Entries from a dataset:
::::::

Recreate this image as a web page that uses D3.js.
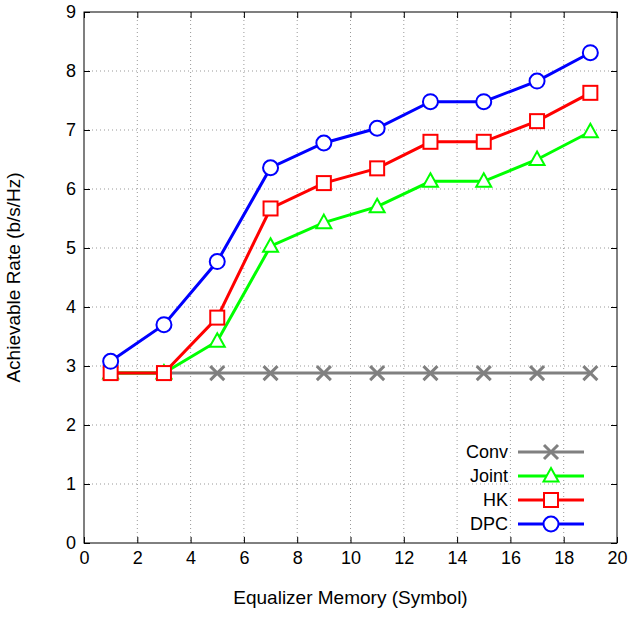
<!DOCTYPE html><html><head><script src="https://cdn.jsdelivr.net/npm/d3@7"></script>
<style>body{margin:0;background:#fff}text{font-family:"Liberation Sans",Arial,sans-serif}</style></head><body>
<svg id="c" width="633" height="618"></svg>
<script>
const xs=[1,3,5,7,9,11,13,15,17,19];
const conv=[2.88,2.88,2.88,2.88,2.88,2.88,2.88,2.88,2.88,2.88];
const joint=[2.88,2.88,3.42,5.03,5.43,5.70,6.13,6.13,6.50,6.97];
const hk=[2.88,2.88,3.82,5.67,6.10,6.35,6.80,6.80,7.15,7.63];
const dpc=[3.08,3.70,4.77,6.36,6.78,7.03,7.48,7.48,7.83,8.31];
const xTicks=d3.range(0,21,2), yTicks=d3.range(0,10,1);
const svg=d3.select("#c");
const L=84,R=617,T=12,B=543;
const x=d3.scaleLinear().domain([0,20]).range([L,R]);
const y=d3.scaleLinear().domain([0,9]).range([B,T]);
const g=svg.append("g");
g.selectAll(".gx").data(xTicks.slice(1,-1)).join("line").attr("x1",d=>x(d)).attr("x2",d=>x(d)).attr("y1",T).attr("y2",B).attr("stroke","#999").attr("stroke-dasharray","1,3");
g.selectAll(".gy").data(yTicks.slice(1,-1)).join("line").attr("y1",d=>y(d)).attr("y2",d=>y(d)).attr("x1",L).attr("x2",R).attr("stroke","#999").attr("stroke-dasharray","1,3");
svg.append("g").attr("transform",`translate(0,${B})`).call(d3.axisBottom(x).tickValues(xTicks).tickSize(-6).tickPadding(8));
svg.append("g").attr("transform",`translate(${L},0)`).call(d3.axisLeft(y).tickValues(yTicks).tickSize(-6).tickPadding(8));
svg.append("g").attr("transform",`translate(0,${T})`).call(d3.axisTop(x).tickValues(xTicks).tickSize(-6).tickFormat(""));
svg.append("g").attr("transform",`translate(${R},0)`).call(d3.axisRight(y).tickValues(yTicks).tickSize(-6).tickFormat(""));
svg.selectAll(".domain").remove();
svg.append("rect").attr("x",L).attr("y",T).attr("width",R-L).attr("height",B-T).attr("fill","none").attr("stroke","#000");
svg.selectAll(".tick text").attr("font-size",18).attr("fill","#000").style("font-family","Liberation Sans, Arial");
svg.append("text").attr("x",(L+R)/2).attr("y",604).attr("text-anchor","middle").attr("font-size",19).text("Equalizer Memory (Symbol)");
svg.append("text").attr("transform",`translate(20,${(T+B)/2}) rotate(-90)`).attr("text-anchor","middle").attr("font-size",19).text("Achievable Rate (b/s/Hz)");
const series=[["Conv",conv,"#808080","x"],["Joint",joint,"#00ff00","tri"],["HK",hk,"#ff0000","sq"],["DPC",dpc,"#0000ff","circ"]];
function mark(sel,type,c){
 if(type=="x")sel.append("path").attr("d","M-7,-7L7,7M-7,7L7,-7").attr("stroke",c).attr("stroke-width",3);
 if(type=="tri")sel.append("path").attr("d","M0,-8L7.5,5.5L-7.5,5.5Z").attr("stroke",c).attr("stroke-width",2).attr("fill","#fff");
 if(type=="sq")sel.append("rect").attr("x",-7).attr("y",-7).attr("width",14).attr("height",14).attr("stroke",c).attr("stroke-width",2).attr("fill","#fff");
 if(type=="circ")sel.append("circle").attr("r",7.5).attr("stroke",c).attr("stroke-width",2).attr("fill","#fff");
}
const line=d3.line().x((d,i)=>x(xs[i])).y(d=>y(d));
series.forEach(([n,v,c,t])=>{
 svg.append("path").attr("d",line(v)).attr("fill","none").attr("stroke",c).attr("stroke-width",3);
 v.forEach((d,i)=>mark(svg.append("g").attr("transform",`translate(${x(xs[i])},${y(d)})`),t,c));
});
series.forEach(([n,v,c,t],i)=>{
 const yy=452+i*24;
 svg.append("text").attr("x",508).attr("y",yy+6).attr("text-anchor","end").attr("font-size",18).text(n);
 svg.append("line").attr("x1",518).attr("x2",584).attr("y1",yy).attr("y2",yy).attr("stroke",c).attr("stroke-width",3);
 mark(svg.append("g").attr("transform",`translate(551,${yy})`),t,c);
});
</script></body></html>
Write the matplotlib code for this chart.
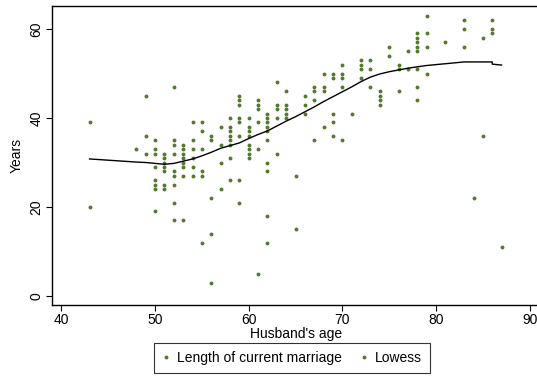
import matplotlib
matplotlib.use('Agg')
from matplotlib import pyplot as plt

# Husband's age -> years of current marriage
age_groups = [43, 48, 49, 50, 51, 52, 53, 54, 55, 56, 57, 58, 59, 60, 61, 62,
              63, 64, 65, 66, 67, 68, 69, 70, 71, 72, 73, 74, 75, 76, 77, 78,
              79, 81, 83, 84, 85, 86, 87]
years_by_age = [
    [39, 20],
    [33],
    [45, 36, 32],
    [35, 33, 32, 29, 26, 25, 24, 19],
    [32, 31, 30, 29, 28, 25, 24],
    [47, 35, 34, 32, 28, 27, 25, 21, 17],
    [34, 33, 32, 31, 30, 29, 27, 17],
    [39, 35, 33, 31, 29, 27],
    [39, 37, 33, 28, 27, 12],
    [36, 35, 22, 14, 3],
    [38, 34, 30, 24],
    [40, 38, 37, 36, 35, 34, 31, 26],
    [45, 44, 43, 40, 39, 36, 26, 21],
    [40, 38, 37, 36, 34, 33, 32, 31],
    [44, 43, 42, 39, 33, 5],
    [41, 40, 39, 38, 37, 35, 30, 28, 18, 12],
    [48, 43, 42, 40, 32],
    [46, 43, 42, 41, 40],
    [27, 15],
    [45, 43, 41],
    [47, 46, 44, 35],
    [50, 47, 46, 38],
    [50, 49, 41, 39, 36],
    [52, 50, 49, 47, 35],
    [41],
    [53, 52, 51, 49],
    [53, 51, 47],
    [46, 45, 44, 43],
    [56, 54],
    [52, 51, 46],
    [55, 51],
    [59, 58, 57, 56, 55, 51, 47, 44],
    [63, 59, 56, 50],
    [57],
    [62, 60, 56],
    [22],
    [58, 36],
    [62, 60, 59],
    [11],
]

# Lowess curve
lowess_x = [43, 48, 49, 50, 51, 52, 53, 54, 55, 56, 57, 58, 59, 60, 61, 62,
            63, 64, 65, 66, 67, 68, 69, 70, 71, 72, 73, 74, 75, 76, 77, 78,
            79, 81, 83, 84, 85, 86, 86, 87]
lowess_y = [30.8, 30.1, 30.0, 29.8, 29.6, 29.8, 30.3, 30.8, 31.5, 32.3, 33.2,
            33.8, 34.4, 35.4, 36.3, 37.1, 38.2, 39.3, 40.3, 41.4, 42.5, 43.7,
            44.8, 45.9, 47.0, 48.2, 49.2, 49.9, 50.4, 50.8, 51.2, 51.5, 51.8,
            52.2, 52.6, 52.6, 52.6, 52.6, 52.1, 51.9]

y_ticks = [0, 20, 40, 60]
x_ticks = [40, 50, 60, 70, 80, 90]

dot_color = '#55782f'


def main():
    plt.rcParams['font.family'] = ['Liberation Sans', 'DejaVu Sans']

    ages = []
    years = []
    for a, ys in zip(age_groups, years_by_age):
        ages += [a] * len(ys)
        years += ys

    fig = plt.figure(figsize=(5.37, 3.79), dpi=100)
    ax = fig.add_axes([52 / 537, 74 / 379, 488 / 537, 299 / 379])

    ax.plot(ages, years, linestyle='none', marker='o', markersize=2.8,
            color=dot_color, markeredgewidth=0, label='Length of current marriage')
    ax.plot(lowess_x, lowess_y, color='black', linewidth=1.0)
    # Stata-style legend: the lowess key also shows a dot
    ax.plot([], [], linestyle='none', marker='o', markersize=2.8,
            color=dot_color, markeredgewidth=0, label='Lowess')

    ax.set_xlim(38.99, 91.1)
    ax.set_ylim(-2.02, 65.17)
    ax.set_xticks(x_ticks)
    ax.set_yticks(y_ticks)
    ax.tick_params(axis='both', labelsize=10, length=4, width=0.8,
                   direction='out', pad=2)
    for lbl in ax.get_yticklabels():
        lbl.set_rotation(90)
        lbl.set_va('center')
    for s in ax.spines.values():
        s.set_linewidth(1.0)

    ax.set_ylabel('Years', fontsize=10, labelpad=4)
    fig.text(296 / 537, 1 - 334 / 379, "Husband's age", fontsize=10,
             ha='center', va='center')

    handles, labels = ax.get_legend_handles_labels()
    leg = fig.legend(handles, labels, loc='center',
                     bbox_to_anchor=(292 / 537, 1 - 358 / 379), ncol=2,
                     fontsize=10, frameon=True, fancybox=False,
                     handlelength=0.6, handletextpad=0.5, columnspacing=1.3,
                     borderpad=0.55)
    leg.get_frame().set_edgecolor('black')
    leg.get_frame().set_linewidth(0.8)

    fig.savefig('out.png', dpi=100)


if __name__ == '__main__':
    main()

::::::

Exercise brief
Collect the lines of the data that carry the word "this".

Response to the exercise
Recreate this image as a web page that uses D3.js.
Write the matplotlib code for this chart.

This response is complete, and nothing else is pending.